Go through the data and copy every line exactly, but not the images.

• _COLLECTED MATERIAL_:
## begin
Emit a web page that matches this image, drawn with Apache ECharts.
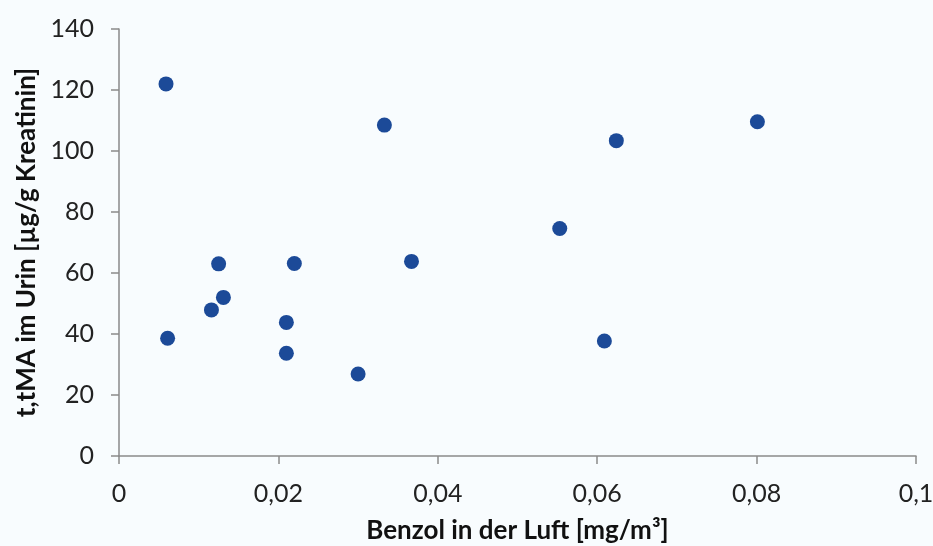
<!DOCTYPE html>
<html><head><meta charset="utf-8">
<script src="https://cdn.jsdelivr.net/npm/echarts@6/dist/echarts.min.js"></script>
<style>html,body{margin:0;padding:0;background:#f8fcfe}#c{width:933px;height:546px}</style>
</head><body><div id="c"></div>
<script>
const benzolX = [0.0059, 0.0061, 0.0116, 0.0125, 0.0131, 0.0210, 0.0210, 0.0220, 0.0300, 0.0333, 0.0367, 0.0553, 0.0609, 0.0624, 0.0801];
const ttmaY  = [122.0, 38.6, 47.9, 63.0, 52.0, 43.8, 33.7, 63.1, 26.9, 108.5, 63.8, 74.6, 37.7, 103.4, 109.6];
const xTitle = 'Benzol in der Luft [mg/m³]';
const yTitle = 't,tMA im Urin [µg/g Kreatinin]';
const font = 'Lato, "Open Sans", sans-serif';
const chart = echarts.init(document.getElementById('c'));
chart.setOption({
  backgroundColor: '#f8fcfe',
  animation: false,
  grid: {left: 119, right: 17, top: 29, bottom: 90, containLabel: false, outerBoundsMode: 'none'},
  xAxis: {
    type: 'value', min: 0, max: 0.1, interval: 0.02,
    name: xTitle, nameLocation: 'middle', nameGap: 62,
    nameTextStyle: {fontFamily: font, fontSize: 26, fontWeight: 'bold', color: '#111'},
    axisLine: {lineStyle: {color: '#8a8a8a', width: 1.5}},
    axisTick: {show: true, length: 8, lineStyle: {color: '#8a8a8a', width: 1.5}},
    axisLabel: {fontFamily: font, fontSize: 25, color: '#222', margin: 25,
      formatter: v => String(+v.toFixed(2)).replace('.', ',')},
    splitLine: {show: false}
  },
  yAxis: {
    type: 'value', min: 0, max: 140, interval: 20,
    name: yTitle, nameLocation: 'middle', nameGap: 77,
    nameTextStyle: {fontFamily: font, fontSize: 26, fontWeight: 'bold', color: '#111'},
    axisLine: {show: true, lineStyle: {color: '#8a8a8a', width: 1.5}},
    axisTick: {show: true, length: 8, lineStyle: {color: '#8a8a8a', width: 1.5}},
    axisLabel: {fontFamily: font, fontSize: 25, color: '#222', margin: 25},
    splitLine: {show: false}
  },
  series: [{
    type: 'scatter',
    data: benzolX.map((x, i) => [x, ttmaY[i]]),
    symbolSize: 15,
    itemStyle: {color: '#1c4a98', opacity: 1}
  }]
});
</script></body></html>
## end
• _EXERCISE SOLUTION_:
Emit a web page that matches this image, drawn with Apache ECharts.
<!DOCTYPE html>
<html><head><meta charset="utf-8">
<script src="https://cdn.jsdelivr.net/npm/echarts@6/dist/echarts.min.js"></script>
<style>html,body{margin:0;padding:0;background:#f8fcfe}#c{width:933px;height:546px}</style>
</head><body><div id="c"></div>
<script>
const benzolX = [0.0059, 0.0061, 0.0116, 0.0125, 0.0131, 0.0210, 0.0210, 0.0220, 0.0300, 0.0333, 0.0367, 0.0553, 0.0609, 0.0624, 0.0801];
const ttmaY  = [122.0, 38.6, 47.9, 63.0, 52.0, 43.8, 33.7, 63.1, 26.9, 108.5, 63.8, 74.6, 37.7, 103.4, 109.6];
const xTitle = 'Benzol in der Luft [mg/m³]';
const yTitle = 't,tMA im Urin [µg/g Kreatinin]';
const font = 'Lato, "Open Sans", sans-serif';
const chart = echarts.init(document.getElementById('c'));
chart.setOption({
  backgroundColor: '#f8fcfe',
  animation: false,
  grid: {left: 119, right: 17, top: 29, bottom: 90, containLabel: false, outerBoundsMode: 'none'},
  xAxis: {
    type: 'value', min: 0, max: 0.1, interval: 0.02,
    name: xTitle, nameLocation: 'middle', nameGap: 62,
    nameTextStyle: {fontFamily: font, fontSize: 26, fontWeight: 'bold', color: '#111'},
    axisLine: {lineStyle: {color: '#8a8a8a', width: 1.5}},
    axisTick: {show: true, length: 8, lineStyle: {color: '#8a8a8a', width: 1.5}},
    axisLabel: {fontFamily: font, fontSize: 25, color: '#222', margin: 25,
      formatter: v => String(+v.toFixed(2)).replace('.', ',')},
    splitLine: {show: false}
  },
  yAxis: {
    type: 'value', min: 0, max: 140, interval: 20,
    name: yTitle, nameLocation: 'middle', nameGap: 77,
    nameTextStyle: {fontFamily: font, fontSize: 26, fontWeight: 'bold', color: '#111'},
    axisLine: {show: true, lineStyle: {color: '#8a8a8a', width: 1.5}},
    axisTick: {show: true, length: 8, lineStyle: {color: '#8a8a8a', width: 1.5}},
    axisLabel: {fontFamily: font, fontSize: 25, color: '#222', margin: 25},
    splitLine: {show: false}
  },
  series: [{
    type: 'scatter',
    data: benzolX.map((x, i) => [x, ttmaY[i]]),
    symbolSize: 15,
    itemStyle: {color: '#1c4a98', opacity: 1}
  }]
});
</script></body></html>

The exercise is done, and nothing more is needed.